Google Earth Before a Cemetery Trip
Although its fun to play with on its own, I’ve recently discovered how useful Google Earth (http://earth.google.com/) can be in cemetery research, and in preparing for visits. Aside from just finding how to get to a cemetery, the satellite photos are great for zooming in to maximum detail. Images can be printed to bring with and use as a guide map when traversing confusing cemetery grounds. I mark the locations of found ancestors and make notes of locations where I’ve seen related surnames that need more investigation later. It’s the next best thing to a plot layout when the cemetery doesn’t have one available.

Joe Mann

Initial Searches
In using censuses, although rare, you can sometimes find people using initials in place of given names, especially if the person is an apprentice, patient, or prisoner.
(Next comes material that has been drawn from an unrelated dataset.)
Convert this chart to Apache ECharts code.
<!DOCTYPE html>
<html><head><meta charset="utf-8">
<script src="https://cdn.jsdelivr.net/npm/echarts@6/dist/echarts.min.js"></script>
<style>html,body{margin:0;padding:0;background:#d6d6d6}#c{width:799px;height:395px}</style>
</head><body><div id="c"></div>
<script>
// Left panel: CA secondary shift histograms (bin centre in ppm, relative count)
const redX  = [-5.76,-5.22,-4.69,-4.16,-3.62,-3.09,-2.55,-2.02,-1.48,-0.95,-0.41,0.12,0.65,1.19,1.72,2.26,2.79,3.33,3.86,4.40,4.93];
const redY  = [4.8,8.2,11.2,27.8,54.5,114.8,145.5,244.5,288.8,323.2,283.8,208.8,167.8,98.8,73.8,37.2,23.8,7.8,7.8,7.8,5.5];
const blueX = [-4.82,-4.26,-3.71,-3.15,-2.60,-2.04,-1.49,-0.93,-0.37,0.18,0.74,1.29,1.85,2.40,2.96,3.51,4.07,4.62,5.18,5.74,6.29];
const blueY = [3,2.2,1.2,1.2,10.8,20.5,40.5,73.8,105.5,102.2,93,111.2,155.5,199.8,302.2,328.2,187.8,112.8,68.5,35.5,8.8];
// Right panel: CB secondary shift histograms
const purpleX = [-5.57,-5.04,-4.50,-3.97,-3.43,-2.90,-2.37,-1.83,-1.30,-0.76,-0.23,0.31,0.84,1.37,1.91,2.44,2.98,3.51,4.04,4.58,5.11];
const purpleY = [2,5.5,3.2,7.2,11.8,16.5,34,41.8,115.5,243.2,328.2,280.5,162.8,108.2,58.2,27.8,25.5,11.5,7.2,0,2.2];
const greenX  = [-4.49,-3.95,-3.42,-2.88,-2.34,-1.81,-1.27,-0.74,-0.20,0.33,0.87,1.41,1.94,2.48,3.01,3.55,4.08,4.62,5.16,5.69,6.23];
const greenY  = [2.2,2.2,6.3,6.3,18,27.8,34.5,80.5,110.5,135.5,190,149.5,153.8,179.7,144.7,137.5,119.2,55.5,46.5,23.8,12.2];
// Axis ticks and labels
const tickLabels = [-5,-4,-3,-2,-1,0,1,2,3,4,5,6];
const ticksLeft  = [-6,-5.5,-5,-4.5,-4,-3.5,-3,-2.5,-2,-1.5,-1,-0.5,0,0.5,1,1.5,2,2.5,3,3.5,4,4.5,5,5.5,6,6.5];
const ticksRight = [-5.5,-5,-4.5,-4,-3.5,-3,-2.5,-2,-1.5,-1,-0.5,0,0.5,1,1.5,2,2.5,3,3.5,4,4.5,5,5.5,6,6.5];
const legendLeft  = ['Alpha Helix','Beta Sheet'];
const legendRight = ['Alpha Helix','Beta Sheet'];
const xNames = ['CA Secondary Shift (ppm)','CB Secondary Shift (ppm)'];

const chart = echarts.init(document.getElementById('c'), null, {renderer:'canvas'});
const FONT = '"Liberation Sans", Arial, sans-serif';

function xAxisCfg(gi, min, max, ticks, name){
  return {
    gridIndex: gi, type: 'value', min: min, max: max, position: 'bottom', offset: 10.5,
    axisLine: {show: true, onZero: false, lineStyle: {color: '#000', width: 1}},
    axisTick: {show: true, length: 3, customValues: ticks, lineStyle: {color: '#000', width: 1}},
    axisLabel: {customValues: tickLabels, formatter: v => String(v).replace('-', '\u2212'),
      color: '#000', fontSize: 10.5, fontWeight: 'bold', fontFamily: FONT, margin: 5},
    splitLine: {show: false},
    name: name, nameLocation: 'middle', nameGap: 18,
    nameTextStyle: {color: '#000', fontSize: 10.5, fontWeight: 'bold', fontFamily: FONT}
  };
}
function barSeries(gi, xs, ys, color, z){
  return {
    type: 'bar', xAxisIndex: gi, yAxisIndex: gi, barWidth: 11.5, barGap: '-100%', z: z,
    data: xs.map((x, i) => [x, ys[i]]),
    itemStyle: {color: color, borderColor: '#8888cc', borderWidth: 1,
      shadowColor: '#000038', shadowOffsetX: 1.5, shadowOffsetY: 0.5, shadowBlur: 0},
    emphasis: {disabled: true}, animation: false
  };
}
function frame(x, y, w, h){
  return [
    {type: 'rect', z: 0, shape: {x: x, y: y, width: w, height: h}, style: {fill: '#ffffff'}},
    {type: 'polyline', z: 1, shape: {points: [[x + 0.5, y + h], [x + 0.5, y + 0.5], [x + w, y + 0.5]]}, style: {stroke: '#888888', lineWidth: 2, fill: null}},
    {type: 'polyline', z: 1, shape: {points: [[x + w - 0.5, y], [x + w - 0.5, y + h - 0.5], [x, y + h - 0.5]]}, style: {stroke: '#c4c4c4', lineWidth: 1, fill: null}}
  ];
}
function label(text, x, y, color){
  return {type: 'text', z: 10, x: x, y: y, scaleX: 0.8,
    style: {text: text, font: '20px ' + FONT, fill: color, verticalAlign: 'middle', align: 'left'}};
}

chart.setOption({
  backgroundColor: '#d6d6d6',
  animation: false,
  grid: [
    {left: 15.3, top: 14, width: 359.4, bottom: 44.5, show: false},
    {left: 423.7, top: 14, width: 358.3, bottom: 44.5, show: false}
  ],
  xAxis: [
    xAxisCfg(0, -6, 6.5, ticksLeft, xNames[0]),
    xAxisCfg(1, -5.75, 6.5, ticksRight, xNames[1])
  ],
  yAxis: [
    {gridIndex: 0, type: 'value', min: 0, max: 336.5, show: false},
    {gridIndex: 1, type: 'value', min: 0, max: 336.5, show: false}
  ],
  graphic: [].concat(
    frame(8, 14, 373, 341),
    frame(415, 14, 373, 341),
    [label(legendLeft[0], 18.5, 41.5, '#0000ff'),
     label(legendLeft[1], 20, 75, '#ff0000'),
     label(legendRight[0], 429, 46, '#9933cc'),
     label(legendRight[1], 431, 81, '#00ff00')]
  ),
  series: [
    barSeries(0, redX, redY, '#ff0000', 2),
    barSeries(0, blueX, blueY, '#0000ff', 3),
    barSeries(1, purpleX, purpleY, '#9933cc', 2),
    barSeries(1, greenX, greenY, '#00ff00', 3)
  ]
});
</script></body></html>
Leaving out all names and using place names also works. I found a Smallpage family quite by chance as the index listed them as Sinallfoge, and only the correct place name with nothing else, turned up this family.

It is trickier in the 1841 census, where my Greathead family continue to have amazing variations in interpretation, “Ger*” and “Cre*” being two search alternatives under which I found them.

Ann Shuttleworth

Screen Photography Tips
Niki Moore provided a good tip when suggesting that a library monitor screen can be photographed to save the data rather than using the library printer (http://www.ancestry.com/s23560/t7842/rd.ashx).
 
However, if it is an older monitor, and if you are using a film camera, the shutter speed should be set to 1/30 of a second to match the scan rate of the monitor. As well, the use of a flash should be avoided since the burst of light could be reflected by the screen and the photo wouldn’t “take.”
 
Before shooting, check for reflections from overhead lights (or of yourself) on the screen, so that the picture is as clear as possible.
 
J. Sarniaise

If you have a suggestion you would like to share with other researchers, send it to: mailto:juliana@ancestry.com . Thanks to all of this week’s contributors!
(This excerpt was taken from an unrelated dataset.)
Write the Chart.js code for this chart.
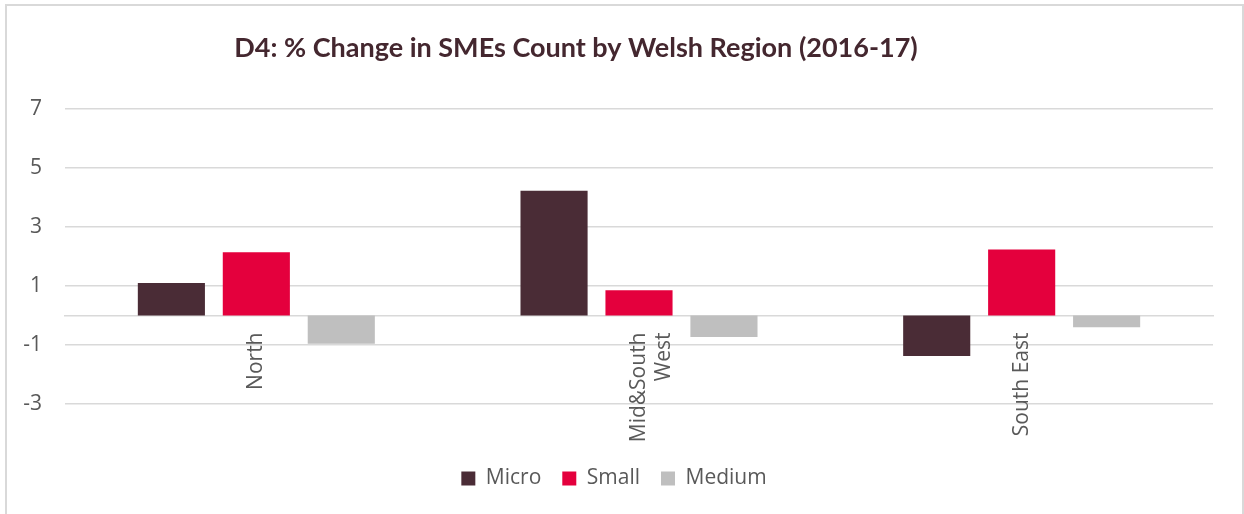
<!DOCTYPE html>
<html>
<head>
<meta charset="utf-8">
<script src="https://cdn.jsdelivr.net/npm/chart.js@4"></script>
<style>
  body { margin: 0; background: #fff; overflow: hidden; }
  #frame { position: absolute; left: 5px; top: 4px; width: 1235px; height: 540px; border: 2px solid #d9d9d9; }
  #wrap { position: absolute; left: 0; top: 0; width: 1244px; height: 514px; }
</style>
</head>
<body>
<div id="frame"></div>
<div id="wrap"><canvas id="myChart"></canvas></div>
<script>
const titleText = 'D4: % Change in SMEs Count by Welsh Region (2016-17)';
const regions = ['North', ['Mid&South', 'West'], 'South East'];
const micro = [1.1, 4.23, -1.37];
const small = [2.14, 0.86, 2.24];
const medium = [-0.96, -0.73, -0.4];
const yTicks = { min: -3, max: 7, step: 2 };

// title sits left of centre in the original, so it is drawn here
const titlePlugin = {
  id: 'offsetTitle',
  afterDraw(chart) {
    const c = chart.ctx;
    c.save();
    c.font = 'bold 27px Lato';
    c.fillStyle = '#44272f';
    c.textAlign = 'center';
    c.textBaseline = 'middle';
    c.fillText(titleText, 576, 48);
    c.restore();
  }
};

Chart.defaults.font.family = '"Open Sans", sans-serif';
Chart.defaults.color = '#595959';

let ctx = document.getElementById('myChart').getContext('2d');
let myChart = new Chart(ctx, {
  type: 'bar',
  data: {
    labels: regions,
    datasets: [
      { label: 'Micro', data: micro, backgroundColor: '#4a2c36' },
      { label: 'Small', data: small, backgroundColor: '#e4003d' },
      { label: 'Medium', data: medium, backgroundColor: '#bfbfbf' }
    ]
  },
  options: {
    responsive: true,
    maintainAspectRatio: false,
    animation: false,
    categoryPercentage: 0.666,
    barPercentage: 0.79,
    layout: { padding: { left: 15, right: 31, top: 109, bottom: 15 } },
    scales: {
      y: {
        min: yTicks.min,
        max: yTicks.max,
        ticks: { stepSize: yTicks.step, padding: 23, font: { size: 21 } },
        grid: { color: '#d9d9d9', lineWidth: 1.5, drawTicks: false },
        border: { display: false },
        afterFit: (s) => { s.width = 50; }
      },
      x: {
        position: { y: 0 },
        grid: { display: false, drawTicks: false },
        border: { display: true, color: '#d9d9d9', width: 1.5 },
        ticks: { minRotation: 90, maxRotation: 90, autoSkip: false, padding: 17, font: { size: 21 } }
      },
      gap: {
        type: 'category',
        position: 'bottom',
        grid: { display: false },
        border: { display: false },
        ticks: { display: false },
        afterFit: (s) => { s.height = 43; }
      }
    },
    plugins: {
      legend: {
        position: 'bottom',
        labels: { boxWidth: 14, boxHeight: 14, padding: 21, font: { size: 21 } }
      },
      tooltip: { enabled: false }
    }
  },
  plugins: [titlePlugin]
});
</script>
</body>
</html>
Quick Tips may be reprinted, with credit to the submitter, in other Ancestry publications, so if you do not want your tip included in a publication other than the “Ancestry Weekly Journal,” please state so clearly in your message.

A printer-friendly version of this article can be found in the Ancestry.com Library.

 

 

2 thoughts on “Your Quick Tips

  1. Joe,
    I was delighted you posted the Google Earth website but after I downloaded the free software I am unable to see buildings or cemeteries. Do we have to get a paid subscription to Google Earth in order to get detailed views?
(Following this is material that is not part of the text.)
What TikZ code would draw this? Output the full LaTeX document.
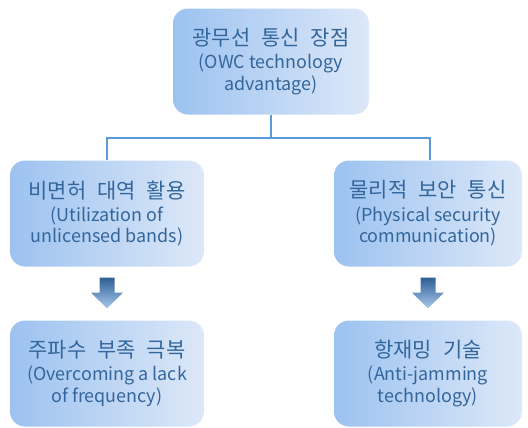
\documentclass[tikz,border=0pt]{standalone}
\usepackage{fontspec}
\setmainfont{Noto Sans CJK KR}
\usetikzlibrary{calc}
\definecolor{boxL}{HTML}{9CC2F0}
\definecolor{boxR}{HTML}{DDE8F8}
\definecolor{txt}{HTML}{33669C}
\definecolor{lnc}{HTML}{5B9BD5}
\definecolor{arT}{HTML}{2F5F95}
\definecolor{arB}{HTML}{A8C8EC}
\newcommand{\ks}{\hspace{11bp}}
\newcommand{\kline}[1]{{\fontsize{21}{24}\selectfont #1}}
\newcommand{\eline}[1]{{\fontsize{18}{21}\selectfont #1}}
\begin{document}
\begin{tikzpicture}[x=1bp,y=-1bp,
  box/.style={rounded corners=15bp, left color=boxL, right color=boxR, draw=none,
    inner sep=0pt, align=center, text=txt, minimum height=106bp},
  link/.style={draw=lnc, line width=2bp},
  blockarrow/.style={top color=arT, bottom color=arB, draw=none}]
\useasboundingbox (0,0) rectangle (528,427);

\node[box, minimum width=196bp] (top) at (271,61.5)
  {\kline{광무선\ks 통신\ks 장점}\\[6bp]\eline{(OWC technology}\\[2bp]\eline{advantage)}};
\node[box, minimum width=194bp] (m1) at (107,213.5)
  {\kline{비면허\ks 대역\ks 활용}\\[6bp]\eline{(Utilization of}\\[2bp]\eline{unlicensed bands)}};
\node[box, minimum width=188bp] (m2) at (428,213.5)
  {\kline{물리적\ks 보안\ks 통신}\\[6bp]\eline{(Physical security}\\[2bp]\eline{communication)}};
\node[box, minimum width=194bp] (b1) at (107,373.5)
  {\kline{주파수\ks 부족\ks 극복}\\[6bp]\eline{(Overcoming a lack}\\[2bp]\eline{of frequency)}};
\node[box, minimum width=188bp] (b2) at (428,373.5)
  {\kline{항재밍\ks 기술}\\[6bp]\eline{(Anti-jamming}\\[2bp]\eline{technology)}};

\coordinate (bus) at ($(top.south)+(0,23)$);
\draw[link] (top.south) -- (bus) -| ($(m1.north)+(0,0)$);
\draw[link] (bus) -| ($(m2.north)+(1.5,0)$);

\foreach \s/\t in {m1/b1, m2/b2}{
  \path[blockarrow]
    ($(\s.south)+(-7.5,11)$) -- ($(\s.south)+(7.5,11)$) --
    ($(\s.south)+(7.5,26)$) -- ($(\s.south)+(16,26)$) --
    ($(\t.north)+(0,-12)$) --
    ($(\s.south)+(-16,26)$) -- ($(\s.south)+(-7.5,26)$) -- cycle;
}
\end{tikzpicture}
\end{document}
  2. Google Earth images vary in resolution depending on the area, with big cities having better resolution. If the cemetery you’re interested in is in the countryside or a smaller city, you may not be able to view it up close. The Google FAQ page at http://earth.google.com/faq.html#1 says the following:

    The whole world is covered with medium resolution imagery and terrain data. This resolution allows you to see major geographic features and man-made development such as towns, but not detail of individual buildings. Additional high-resolution imagery which reveals detail for individual buildings is available for most of the major cities in the US, Western Europe, Canada, and the UK. 3D buildings are represented in 38 US cities (the major urban areas). Detailed road maps are available for the US, Canada, the UK, and Western Europe. And Google Local search is available for the US, Canada, and the UK.

    Google Earth combines data of different resolutions to offer a seamless viewing experience, and some locations may look a bit blurry. We offer high resolution imagery (greater than 1-meter per pixel which provides an aerial view of approximately 1500 feet) for thousands of cities and more are on the way.